January 2009: Each year, I look back over it and reflect.
February 2009: This, my friends, was THE best thing about the Super Bowl this year, other than seeing that built hottie who was helping the Steelers kicker practice his kicks on the sideline near the end of the game.
March 2009: Well, my Lent resolution has stood for one day.
April 2009: Today, I forgot my cellphone and went to work without it.
May 2009: So, you may have heard somewhere I went on vacation.
June 2009: Well I've come to a decision, and frankly, it scares the shit out of me.
July 2009: And now, to balance the karma of all the shameful, dirty, nasty things that I put here in the Palace, I give you the following: ANGEL! (try not to overdose on cuteness).
August 2009: One night this week, when I pulled into my parking space in the back yard, I interrupted a coterie of squirrels in the backyard.
September 2009: Well, kiddies, if you haven't been reading lately, you may not know, but Monday, I went to settlement on a house.

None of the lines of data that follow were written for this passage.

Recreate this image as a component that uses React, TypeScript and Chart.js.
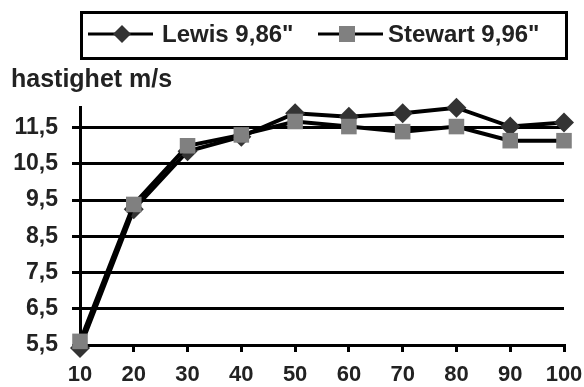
import React, { useEffect, useRef } from "react";
import { Chart, registerables } from "chart.js";

Chart.register(...registerables);

// Split times at every 10 m (m) and speed (m/s)
const distances = ["10", "20", "30", "40", "50", "60", "70", "80", "90", "100"];
const lewisSpeed = [5.42, 9.25, 10.85, 11.25, 11.9, 11.8, 11.9, 12.05, 11.53, 11.64];
const stewartSpeed = [5.6, 9.38, 11.0, 11.3, 11.67, 11.53, 11.39, 11.53, 11.14, 11.14];
const speedTicks = [5.5, 6.5, 7.5, 8.5, 9.5, 10.5, 11.5];

const lewisLabel = 'Lewis 9,86"';
const stewartLabel = 'Stewart 9,96"';
const yTitle = "hastighet m/s";

const FONT = "'Liberation Sans', Arial, sans-serif";
const TEXT = "#222";

// Boxed legend (line through marker) plus the horizontal axis title above the plot
const legendAndTitle = {
  id: "legendAndTitle",
  afterDraw(chart: any) {
    const ctx = chart.ctx as CanvasRenderingContext2D;
    ctx.save();

    ctx.lineWidth = 3;
    ctx.strokeStyle = "#000";
    ctx.strokeRect(81.5, 12.5, 485, 46);

    const items = [
      { ds: chart.data.datasets[1], lineFrom: 88, lineTo: 153, mark: 122, text: 162 },
      { ds: chart.data.datasets[0], lineFrom: 318, lineTo: 383, mark: 347, text: 388 },
    ];
    const cy = 34;
    for (const it of items) {
      ctx.beginPath();
      ctx.lineWidth = 3;
      ctx.strokeStyle = "#000";
      ctx.moveTo(it.lineFrom, cy);
      ctx.lineTo(it.lineTo, cy);
      ctx.stroke();
      ctx.fillStyle = it.ds.pointBackgroundColor;
      if (it.ds.pointStyle === "rectRot") {
        const r = 9;
        ctx.beginPath();
        ctx.moveTo(it.mark, cy - r);
        ctx.lineTo(it.mark + r, cy);
        ctx.lineTo(it.mark, cy + r);
        ctx.lineTo(it.mark - r, cy);
        ctx.closePath();
        ctx.fill();
      } else {
        ctx.fillRect(it.mark - 8, cy - 8, 16, 16);
      }
      ctx.fillStyle = TEXT;
      ctx.font = `bold 24px ${FONT}`;
      ctx.textAlign = "left";
      ctx.textBaseline = "middle";
      ctx.fillText(it.ds.label, it.text, cy + 1);
    }

    ctx.fillStyle = TEXT;
    ctx.font = `bold 25px ${FONT}`;
    ctx.textAlign = "left";
    ctx.textBaseline = "alphabetic";
    ctx.fillText(yTitle, 11, 87);
    ctx.restore();
  },
};

export default function App() {
  const canvasRef = useRef<HTMLCanvasElement | null>(null);

  useEffect(() => {
    if (!canvasRef.current) return;
    const chart = new Chart(canvasRef.current, {
      type: "line",
      data: {
        labels: distances,
        datasets: [
          {
            label: stewartLabel,
            data: stewartSpeed,
            borderColor: "#000",
            borderWidth: 4,
            pointStyle: "rect",
            pointRadius: 11,
            pointBackgroundColor: "#808080",
            pointBorderWidth: 0,
            tension: 0,
            clip: false,
            order: 1,
          },
          {
            label: lewisLabel,
            data: lewisSpeed,
            borderColor: "#000",
            borderWidth: 4,
            pointStyle: "rectRot",
            pointRadius: 10,
            pointBackgroundColor: "#333",
            pointBorderWidth: 0,
            tension: 0,
            clip: false,
            order: 2,
          },
        ],
      },
      options: {
        responsive: false,
        animation: false,
        layout: { padding: { top: 107, left: 0, right: 0, bottom: 0 } },
        plugins: {
          legend: { display: false },
          tooltip: { enabled: false },
          title: { display: false },
        },
        scales: {
          x: {
            type: "category",
            offset: false,
            afterFit: (s: any) => {
              s.height = 42;
              s.paddingLeft = 0;
              s.paddingRight = 20;
            },
            grid: {
              display: true,
              drawOnChartArea: false,
              drawTicks: true,
              tickLength: 7,
              lineWidth: 3,
              color: "#000",
            },
            border: { display: true, width: 3, color: "#000" },
            ticks: {
              color: TEXT,
              font: { family: FONT, size: 22, weight: "bold" },
              padding: 10,
              maxRotation: 0,
              autoSkip: false,
            },
          },
          y: {
            type: "linear",
            min: 5.5,
            max: 12.07,
            afterBuildTicks: (s: any) => {
              s.ticks = speedTicks.map((v) => ({ value: v }));
            },
            afterFit: (s: any) => {
              s.width = 80;
            },
            grid: {
              color: "#000",
              lineWidth: 3,
              tickLength: 8,
            },
            border: { display: true, width: 3, color: "#000" },
            ticks: {
              color: TEXT,
              font: { family: FONT, size: 23, weight: "bold" },
              padding: 14,
              callback: (v: any) => String(v).replace(".", ","),
            },
          },
        },
      },
      plugins: [legendAndTitle],
    });
    return () => chart.destroy();
  }, []);

  return (
    <div style={{ position: "absolute", left: 0, top: 0, width: 584, height: 387, background: "#fff" }}>
      <canvas ref={canvasRef} width={584} height={387} style={{ display: "block" }} />
    </div>
  );
}
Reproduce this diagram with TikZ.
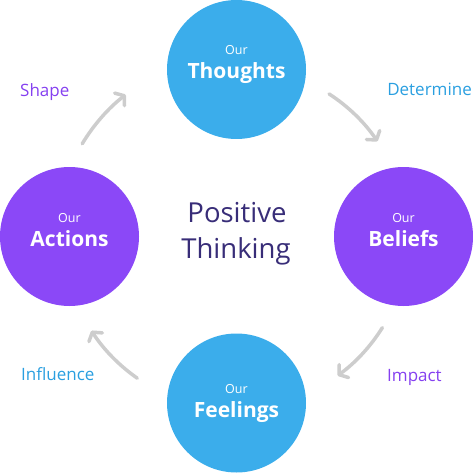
\documentclass[tikz,border=0pt]{standalone}
\usepackage{fontspec}
\setmainfont{Open Sans}
\usetikzlibrary{arrows.meta}
\definecolor{cblue}{HTML}{3BADEB}
\definecolor{cpurple}{HTML}{8B48F7}
\definecolor{lblue}{HTML}{2A9FE0}
\definecolor{lpurple}{HTML}{8540F0}
\definecolor{cdark}{HTML}{382D78}
\definecolor{cgray}{HTML}{CDCDCD}
\begin{document}
\begin{tikzpicture}[x=1pt,y=-1pt,
  bubble/.style={circle,minimum size=139pt,inner sep=0pt,draw=none},
  ourtxt/.style={anchor=base,text=white,font=\fontsize{12.5}{14}\selectfont,inner sep=0pt},
  bigtxt/.style={anchor=base,text=white,font=\fontsize{21}{24}\bfseries\selectfont,inner sep=0pt},
  lbl/.style={anchor=base west,font=\fontsize{17}{20}\selectfont,inner sep=0pt},
  ctr/.style={anchor=base,text=cdark,font=\fontsize{27.5}{30}\selectfont,inner sep=0pt},
  arr/.style={draw=cgray,line width=3.5pt,line cap=round,-{Straight Barb[length=6pt,width=16pt,round]}}]
\useasboundingbox (0,0) rectangle (473,473);
% circles
\node[bubble,fill=cblue]   (th) at (236.5,69.5) {};
\node[bubble,fill=cpurple] (ac) at (69.5,236.5) {};
\node[bubble,fill=cpurple] (be) at (403.5,236.5) {};
\node[bubble,fill=cblue]   (fe) at (236.5,403) {};
% texts in circles
\node[ourtxt] (th1) at (236.5,55) {Our};
\node[bigtxt] (th2) at (236.5,79) {Thoughts};
\node[ourtxt] (ac1) at (69.5,222) {Our};
\node[bigtxt] (ac2) at (69.5,246) {Actions};
\node[ourtxt] (be1) at (403.5,222) {Our};
\node[bigtxt] (be2) at (403.5,246) {Beliefs};
\node[ourtxt] (fe1) at (236.5,393) {Our};
\node[bigtxt] (fe2) at (236.5,417) {Feelings};
% center
\node[ctr] (p1) at (237,222) {Positive};
\node[ctr] (p2) at (236,258) {Thinking};
% labels
\node[lbl,text=lpurple] (l1) at (20,96.5) {Shape};
\node[lbl,text=lblue,anchor=base east] (l2) at (472,96) {Determine};
\node[lbl,text=lblue] (l3) at (21,380) {Influence};
\node[lbl,text=lpurple] (l4) at (387,381) {Impact};
% arrows (angles negated because the y axis points down)
\coordinate (c) at (236.5,236.5);
\draw[arr] ([shift={(-149:180)}]c) arc[start angle=-149,end angle=-128,radius=180];
\draw[arr] ([shift={(-57:170)}]c) arc[start angle=-57,end angle=-34,radius=170];
\draw[arr] ([shift={(32:172)}]c) arc[start angle=32,end angle=54,radius=172];
\draw[arr] ([shift={(125:173)}]c) arc[start angle=125,end angle=147,radius=173];
\end{tikzpicture}
\end{document}
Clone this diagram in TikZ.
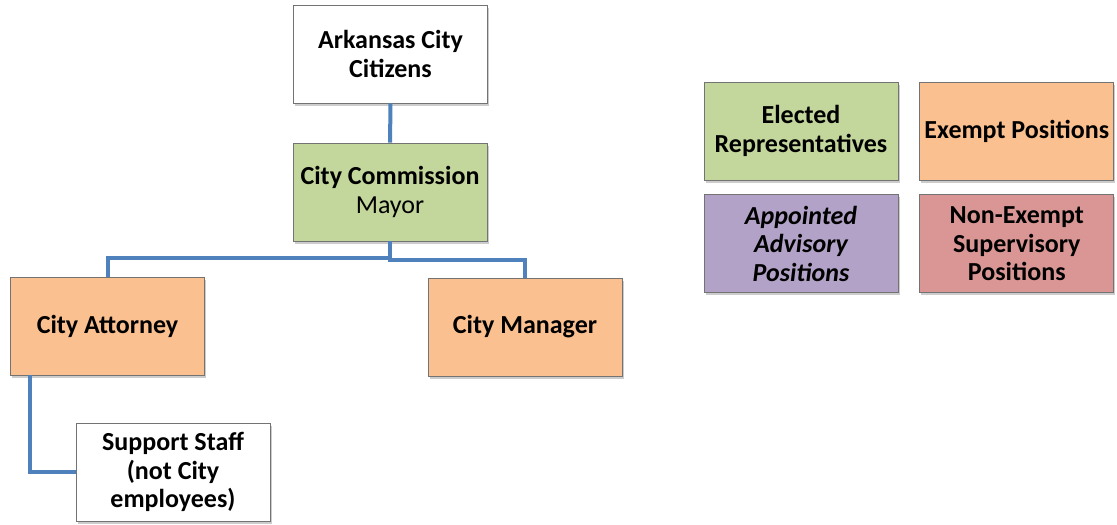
\documentclass[tikz,border=0pt]{standalone}
\usepackage{fontspec}
\setmainfont{Carlito}
\usetikzlibrary{positioning,shadows,calc}

\definecolor{elected}{HTML}{C3D69B}
\definecolor{exempt}{HTML}{FAC090}
\definecolor{advisory}{HTML}{B3A2C7}
\definecolor{nonexempt}{HTML}{D99694}
\definecolor{linkblue}{HTML}{4F81BD}

\begin{document}
\begin{tikzpicture}[
  x=1pt, y=-1pt,
  font=\fontsize{26}{28.5}\selectfont\bfseries,
  box/.style={draw=black!55, line width=0.8pt, align=center, minimum width=194pt, minimum height=98pt,
    inner sep=2pt, fill=white, drop shadow={shadow xshift=1.5pt, shadow yshift=-2.5pt, fill=black!40}},
  link/.style={draw=linkblue, line width=4pt}
]
\useasboundingbox (0,0) rectangle (1117,525);

% chart
\node[box] (cit) at (390.5,54) {Arkansas City\\Citizens};
\node[box, fill=elected] (comm) at (390,192) {City Commission\\\mdseries Mayor};
\node[box, fill=exempt] (att) at (107.5,326) {City Attorney};
\node[box, fill=exempt] (mgr) at (525,327) {City Manager};
\node[box] (staff) at (173,472) {Support Staff\\(not City\\employees)};

\draw[link] (cit) -- (comm);
\draw[link] (comm.south) -- ++(0,17) -| (att.north);
\draw[link] (comm.south) -- ++(0,19) -| (mgr.north);
\draw[link] ($(att.south west)+(20,0)$) |- (staff.west);

% legend
\node[box, fill=elected] (kelect) at (801,131) {Elected\\Representatives};
\node[box, fill=exempt, right=21pt of kelect] (kexempt) {Exempt Positions};
\node[box, fill=advisory, below=14pt of kelect] (kadvis) {\itshape Appointed\\\itshape Advisory\\\itshape Positions};
\node[box, fill=nonexempt, below=14pt of kexempt] (knonex) {Non-Exempt\\Supervisory\\Positions};

\end{tikzpicture}
\end{document}
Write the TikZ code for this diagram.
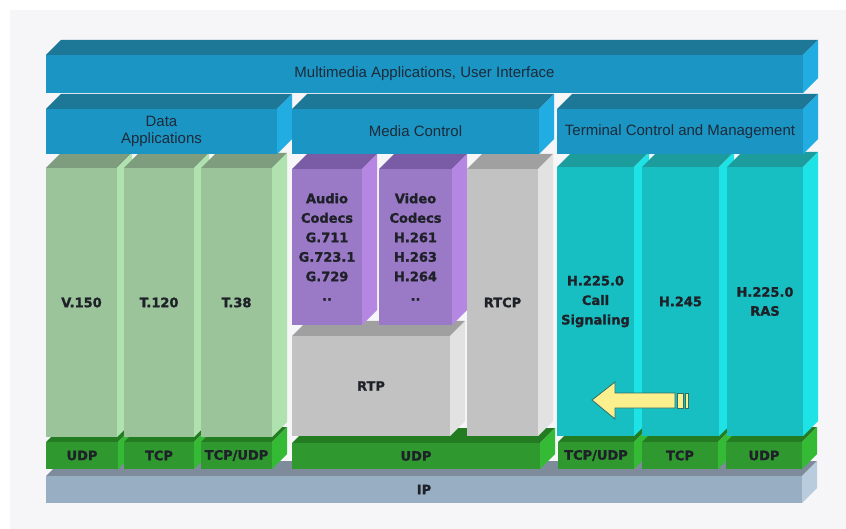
\documentclass[tikz,border=0pt]{standalone}
\usepackage{fontspec}
\setmainfont{Liberation Sans}
\newfontfamily\lblfont{DejaVu Sans Bold}[FakeBold=1.2]

% palettes: front face, top face, side face
\definecolor{bluefront}{HTML}{1B95C4}
\definecolor{bluetop}{HTML}{1D7898}
\definecolor{blueside}{HTML}{22ADE2}
\definecolor{sagefront}{HTML}{9CC49B}
\definecolor{sagetop}{HTML}{7E9C7E}
\definecolor{sageside}{HTML}{B0E2B0}
\definecolor{violetfront}{HTML}{9A79C6}
\definecolor{violettop}{HTML}{7A5BA6}
\definecolor{violetside}{HTML}{B587E3}
\definecolor{greyfront}{HTML}{C2C2C2}
\definecolor{greytop}{HTML}{A0A0A0}
\definecolor{greyside}{HTML}{E2E2E2}
\definecolor{tealfront}{HTML}{17BFC2}
\definecolor{tealtop}{HTML}{1C9C9C}
\definecolor{tealside}{HTML}{1DE2E6}
\definecolor{leaffront}{HTML}{2F9930}
\definecolor{leaftop}{HTML}{237C22}
\definecolor{leafside}{HTML}{35BA35}
\definecolor{slatefront}{HTML}{98AFC3}
\definecolor{slatetop}{HTML}{7D8B9B}
\definecolor{slateside}{HTML}{B8CCDD}
\definecolor{panelbg}{HTML}{F6F5F8}
\definecolor{hdrink}{HTML}{1C2B3A}
\definecolor{lblink}{HTML}{1E2128}
\definecolor{arrowfill}{HTML}{FCF08E}
\definecolor{arrowline}{HTML}{2F6F66}

% a box seen from the front, slightly from above and right
% #1 name, #2 x0, #3 y0, #4 x1, #5 y1, #6 palette, #7 text style, #8 text
\newcommand\prism[8]{%
  \fill[#6top] (#2,#3) -- (#2+15,#3-15) -- (#4+15,#3-15) -- (#4,#3) -- cycle;
  \fill[#6side] (#4,#3) -- (#4+15,#3-15) -- (#4+15,#5-15) -- (#4,#5) -- cycle;
  \fill[#6front] (#2,#3) rectangle (#4,#5);
  \node[#7] (#1) at ({(#2+#4)/2},{(#3+#5)/2}) {#8};
}

\begin{document}
\begin{tikzpicture}[x=1pt,y=-1pt,
  hdr/.style={font=\fontsize{15}{17}\selectfont, text=hdrink, align=center, inner sep=0pt},
  lbl/.style={font=\lblfont\fontsize{13}{19.5}\selectfont, text=lblink, align=center, inner sep=0pt}]
\useasboundingbox (0,0) rectangle (846,529);
\fill[white] (0,0) rectangle (846,529);
\fill[panelbg] (10,10) rectangle (846,529);

% network layer
\prism{ip}{46}{476}{802}{503}{slate}{lbl}{IP}

% transport layer
\prism{udpA}{46}{442}{118}{469}{leaf}{lbl}{UDP}
\prism{tcpA}{124}{442}{194}{469}{leaf}{lbl}{TCP}
\prism{tcpudpA}{201}{442}{272}{469}{leaf}{lbl}{TCP/UDP}
\prism{udpM}{292}{443}{540}{469}{leaf}{lbl}{UDP}
\prism{tcpudpB}{558}{442}{634}{469}{leaf}{lbl}{TCP/UDP}
\prism{tcpB}{642}{442}{718}{469}{leaf}{lbl}{TCP}
\prism{udpB}{726}{442}{802}{469}{leaf}{lbl}{UDP}

% data protocols
\prism{v150}{46}{168}{117}{437}{sage}{lbl}{V.150}
\prism{t120}{124}{168}{194}{437}{sage}{lbl}{T.120}
\prism{t38}{201}{168}{272}{437}{sage}{lbl}{T.38}

% media transport and codecs
\prism{rtp}{292}{336}{450}{436}{grey}{lbl}{RTP}
\prism{audio}{292}{169}{362}{325}{violet}{lbl}{Audio\\Codecs\\G.711\\G.723.1\\G.729\\..}
\prism{video}{379}{169}{452}{325}{violet}{lbl}{Video\\Codecs\\H.261\\H.263\\H.264\\..}
\prism{rtcp}{467}{169}{538}{436}{grey}{lbl}{RTCP}

% call control
\prism{h225call}{557}{167}{634}{436}{teal}{lbl}{H.225.0\\Call\\Signaling}
\prism{h245}{642}{167}{719}{436}{teal}{lbl}{H.245}
\prism{h225ras}{727}{167}{803}{436}{teal}{lbl,font=\lblfont\fontsize{13}{19}\selectfont}{H.225.0\\RAS}

% application groups
\prism{dataapp}{46}{109}{277}{154}{blue}{hdr}{Data\\Applications}
\prism{mediactl}{292}{109}{539}{154}{blue}{hdr}{Media Control}
\prism{termctl}{557}{109}{803}{154}{blue}{hdr}{Terminal Control and Management}

% user level
\prism{mmapp}{46}{55}{803}{93}{blue}{hdr}{Multimedia Applications, User Interface}

% striped arrow pointing left
\begin{scope}[fill=arrowfill, draw=arrowline, line width=0.8pt, line join=miter]
  \filldraw (592,400) -- (615,382) -- (615,393) -- (675,393) -- (675,408)
    -- (615,408) -- (615,419) -- cycle;
  \filldraw (677,393) rectangle (683,408);
  \filldraw (685,393) rectangle (688,408);
\end{scope}
\end{tikzpicture}
\end{document}
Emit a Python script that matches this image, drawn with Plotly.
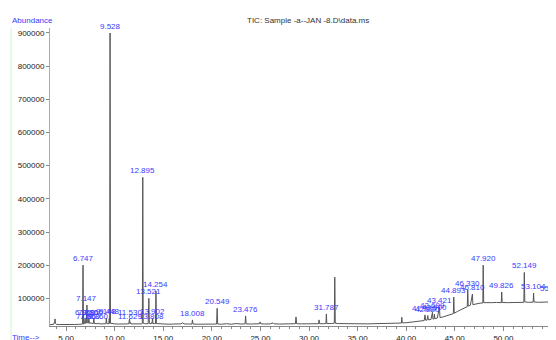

October 2009: Now that the move is over, the apartment’s had the final walkthrough and I’m officially in MY house, I want to offer up some thanks.
November 2009: Today is obviously a Sunday, which means no work.
December 2009: When I bought the house, there was a tree in the backyard I didn't like.

POLT Listening to "Animal" by the Bloodhound Gang

Where else can a 40 year old act like a 17 year old raving maniac but in the music business?